:: Task to carry out ::
Copy out each line containing "using" from the entries below.

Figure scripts
☆ ☆ ☆ ☆
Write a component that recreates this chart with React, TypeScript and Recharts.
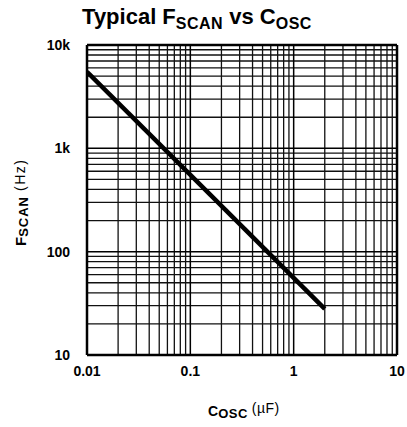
import { LineChart, Line, XAxis, YAxis, ReferenceLine } from 'recharts';

// axis ticks
const xTicks = [0.01, 0.1, 1, 10];
const xTickLabels = ['0.01', '0.1', '1', '10'];
const yTicks = [10, 100, 1000, 10000];
const yTickLabels = ['10', '100', '1k', '10k'];

// log grid lines (minor divisions of each decade)
const xGrid = [
  0.02, 0.03, 0.04, 0.05, 0.06, 0.07, 0.08, 0.09,
  0.2, 0.3, 0.4, 0.5, 0.6, 0.7, 0.8, 0.9,
  2, 3, 4, 5, 6, 7, 8, 9,
];
const yGrid = [
  20, 30, 40, 50, 60, 70, 80, 90,
  200, 300, 400, 500, 600, 700, 800, 900,
  2000, 3000, 4000, 5000, 6000, 7000, 8000, 9000,
];

// typical curve
const cosc = [0.01, 2];
const fscan = [5500, 28];

const data = cosc.map((c, i) => ({ c, f: fscan[i] }));

const FONT = '"Liberation Sans", Arial, sans-serif';
const tickStyle = { fontSize: 14, fontWeight: 700, fill: '#000', fontFamily: FONT };

export default function App() {
  return (
    <div style={{ position: 'relative', width: 407, height: 427, background: '#fff' }}>
      <style>{'body{margin:0}'}</style>
      <div
        style={{
          position: 'absolute',
          left: 0,
          top: 6,
          width: 394,
          textAlign: 'center',
          fontFamily: FONT,
          fontWeight: 700,
          fontSize: 22,
          lineHeight: '22px',
          color: '#000',
          whiteSpace: 'nowrap',
        }}
      >
        Typical F
        <span style={{ fontSize: 16, position: 'relative', top: 5, letterSpacing: 0.5 }}>SCAN</span> vs C
        <span style={{ fontSize: 16, position: 'relative', top: 5, letterSpacing: 0.5 }}>OSC</span>
      </div>
      <LineChart
        width={407}
        height={427}
        data={data}
        margin={{ top: 45, right: 10, left: 27, bottom: 32 }}
      >
        <XAxis
          dataKey="c"
          type="number"
          scale="log"
          domain={[0.01, 10]}
          ticks={xTicks}
          tickFormatter={(v) => xTickLabels[xTicks.indexOf(v)] ?? String(v)}
          allowDataOverflow
          axisLine={false}
          tickLine={false}
          tickSize={0}
          tickMargin={11}
          tick={tickStyle}
          height={40}
          interval={0}
          label={{
            content: () => (
              <text x={208} y={416} fontFamily={FONT} fill="#000">
                <tspan fontSize={14} fontWeight={700}>C</tspan>
                <tspan fontSize={13} fontWeight={700} dy={2} letterSpacing={0.5}>OSC</tspan>
                <tspan fontSize={14} dy={-5} dx={4} letterSpacing={0.5}>(µF)</tspan>
              </text>
            ),
          }}
        />
        <YAxis
          dataKey="f"
          type="number"
          scale="log"
          domain={[10, 10000]}
          ticks={yTicks}
          tickFormatter={(v) => yTickLabels[yTicks.indexOf(v)] ?? String(v)}
          allowDataOverflow
          axisLine={false}
          tickLine={false}
          tickSize={0}
          tickMargin={17}
          tick={tickStyle}
          width={60}
          interval={0}
          label={{
            content: () => (
              <text
                x={0}
                y={0}
                transform="translate(26,246) rotate(-90)"
                fontFamily={FONT}
                fill="#000"
              >
                <tspan fontSize={15} fontWeight={700}>F</tspan>
                <tspan fontSize={13} fontWeight={700} dy={2} letterSpacing={1}>SCAN</tspan>
                <tspan fontSize={14} dy={-3} dx={5} letterSpacing={1.5}>(Hz)</tspan>
              </text>
            ),
          }}
        />
        {xGrid.map((v) => (
          <ReferenceLine key={`gx-${v}`} x={v} stroke="#111" strokeWidth={1.3} />
        ))}
        {yGrid.map((v) => (
          <ReferenceLine key={`gy-${v}`} y={v} stroke="#111" strokeWidth={1.3} />
        ))}
        {[0.1, 1].map((v) => (
          <ReferenceLine key={`mx-${v}`} x={v} stroke="#000" strokeWidth={1.5} />
        ))}
        {[100, 1000].map((v) => (
          <ReferenceLine key={`my-${v}`} y={v} stroke="#000" strokeWidth={1.5} />
        ))}
        <ReferenceLine x={0.01} stroke="#000" strokeWidth={2.5} />
        <ReferenceLine x={10} stroke="#000" strokeWidth={2.5} />
        <ReferenceLine y={10} stroke="#000" strokeWidth={2.5} />
        <ReferenceLine y={10000} stroke="#000" strokeWidth={2.5} />
        <Line
          type="linear"
          dataKey="f"
          stroke="#000"
          strokeWidth={4.5}
          dot={false}
          isAnimationActive={false}
        />
      </LineChart>
    </div>
  );
}
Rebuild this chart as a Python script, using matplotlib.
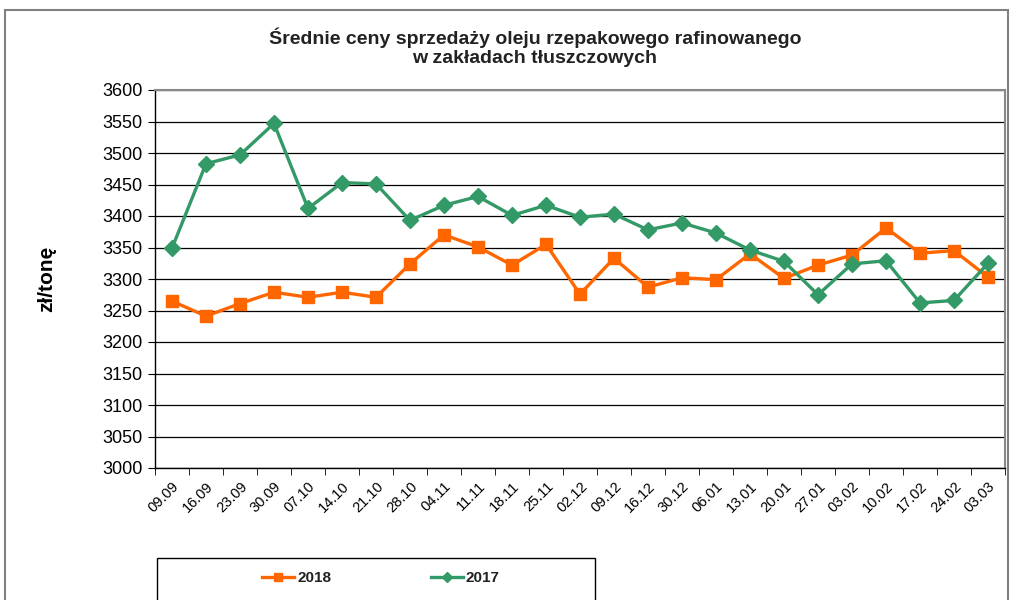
import matplotlib
matplotlib.use("Agg")
import matplotlib.pyplot as plt
from matplotlib.patches import Rectangle

plt.rcParams['font.family'] = ['Liberation Sans', 'DejaVu Sans']

dates = ["09.09", "16.09", "23.09", "30.09", "07.10", "14.10", "21.10", "28.10",
         "04.11", "11.11", "18.11", "25.11", "02.12", "09.12", "16.12", "30.12",
         "06.01", "13.01", "20.01", "27.01", "03.02", "10.02", "17.02", "24.02", "03.03"]
y2018 = [3265, 3241, 3261, 3279, 3271, 3279, 3271, 3324, 3370, 3351, 3322, 3355,
         3276, 3333, 3287, 3302, 3299, 3340, 3301, 3322, 3338, 3381, 3341, 3345, 3303]
y2017 = [3349, 3483, 3497, 3547, 3412, 3453, 3451, 3393, 3417, 3431, 3401, 3417,
         3398, 3403, 3378, 3389, 3373, 3346, 3328, 3275, 3324, 3329, 3262, 3266, 3325]
yticks = list(range(3000, 3601, 50))

fig = plt.figure(figsize=(10.14, 6.0), dpi=100)
ax = fig.add_axes([155/1014, 132/600, 850/1014, 378/600])

x = list(range(len(dates)))
ax.plot(x, y2018, color="#FF6600", lw=2.4, marker="s", markersize=9,
        markeredgecolor="#FF6600", label="2018", zorder=3)
ax.plot(x, y2017, color="#339966", lw=2.4, marker="D", markersize=8.5,
        markeredgecolor="#339966", label="2017", zorder=3)

ax.set_xlim(-0.5, len(dates) - 0.5)
ax.set_ylim(3000, 3600)
ax.set_yticks(yticks)
ax.set_yticklabels([str(v) for v in yticks], fontsize=13)
ax.set_xticks(x)
ax.set_xticklabels(dates, rotation=45, ha="right", rotation_mode="anchor", fontsize=10.5)
ax.set_xticks([i - 0.5 for i in range(len(dates) + 1)], minor=True)
ax.tick_params(axis="x", which="major", length=0, pad=8)
ax.tick_params(axis="x", which="minor", length=5, direction="out")
ax.tick_params(axis="y", length=5, direction="out", pad=4)
ax.grid(axis="y", color="black", lw=0.9)
ax.set_axisbelow(True)
for s in ["left", "bottom"]:
    ax.spines[s].set_color("black")
    ax.spines[s].set_linewidth(1.0)
for s in ["top", "right"]:
    ax.spines[s].set_color("#888888")
    ax.spines[s].set_linewidth(1.5)

ax.set_ylabel("zł/tonę", fontsize=15, fontweight="bold", labelpad=33)

fig.text(535/1014, 1 - 47/600, "Średnie ceny sprzedaży oleju rzepakowego rafinowanego\nw zakładach tłuszczowych",
         ha="center", va="center", fontsize=14, fontweight="bold", color="#222222", linespacing=1.15)

# outer chart border
fig.patches.append(Rectangle((5/1014, -0.05), 1003/1014, 1.05 - 10/600,
                             transform=fig.transFigure, fill=False,
                             edgecolor="#808080", lw=1.5))
# legend box
fig.patches.append(Rectangle((157/1014, -0.05), 438/1014, 0.05 + 42/600,
                             transform=fig.transFigure, fill=False,
                             edgecolor="black", lw=1.0))

leg = fig.legend(loc="center", bbox_to_anchor=(381/1014, 22/600),
                 ncol=2, frameon=False, fontsize=11, handlelength=2.1,
                 handletextpad=0.2, columnspacing=6.5, markerscale=0.6,
                 borderaxespad=0.0, borderpad=0.0)
for t in leg.get_texts():
    t.set_fontweight("bold")
    t.set_color("#222222")

fig.savefig("out.png", dpi=100)
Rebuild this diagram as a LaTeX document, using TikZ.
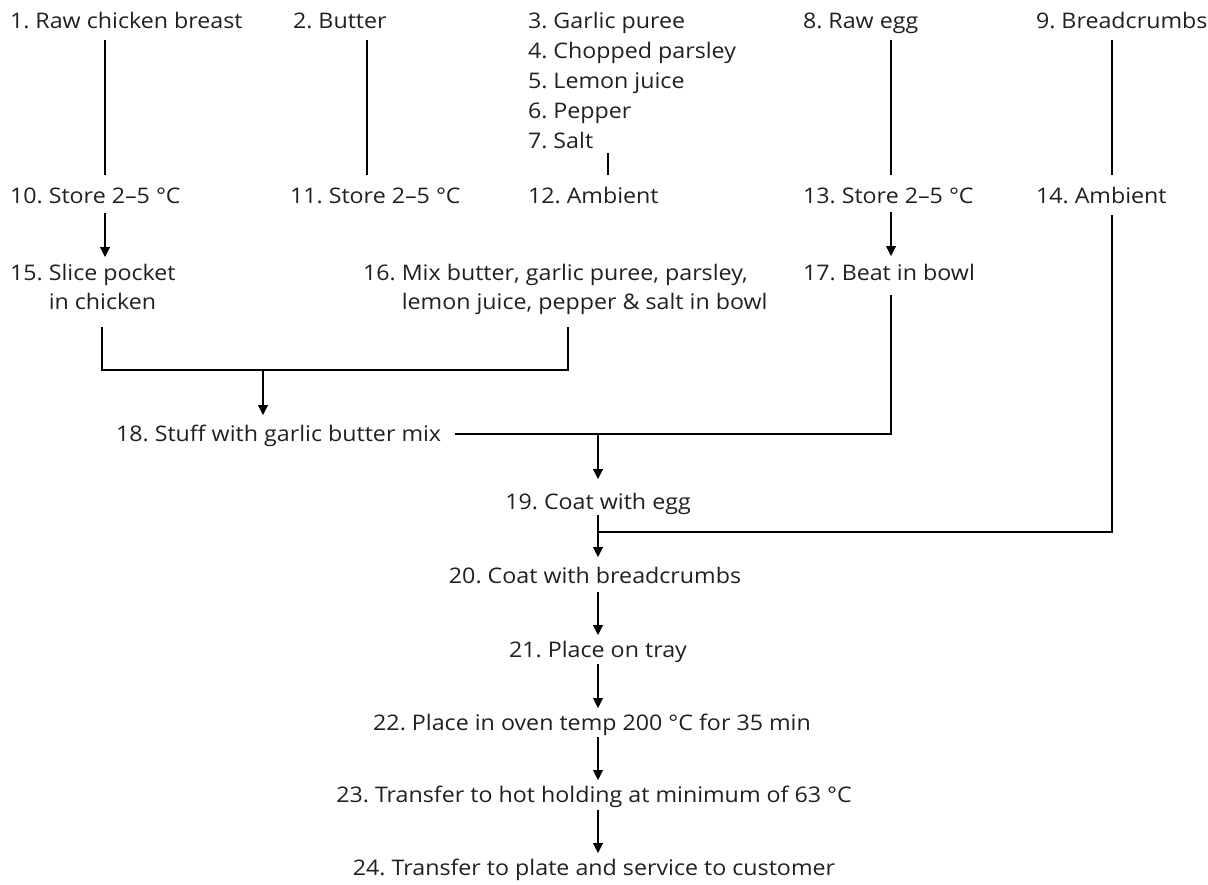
☆ ☆ ☆ ☆
:: Written reply ::
Rebuild this chart as a Python script, using matplotlib.
Rebuild this diagram as a LaTeX document, using TikZ.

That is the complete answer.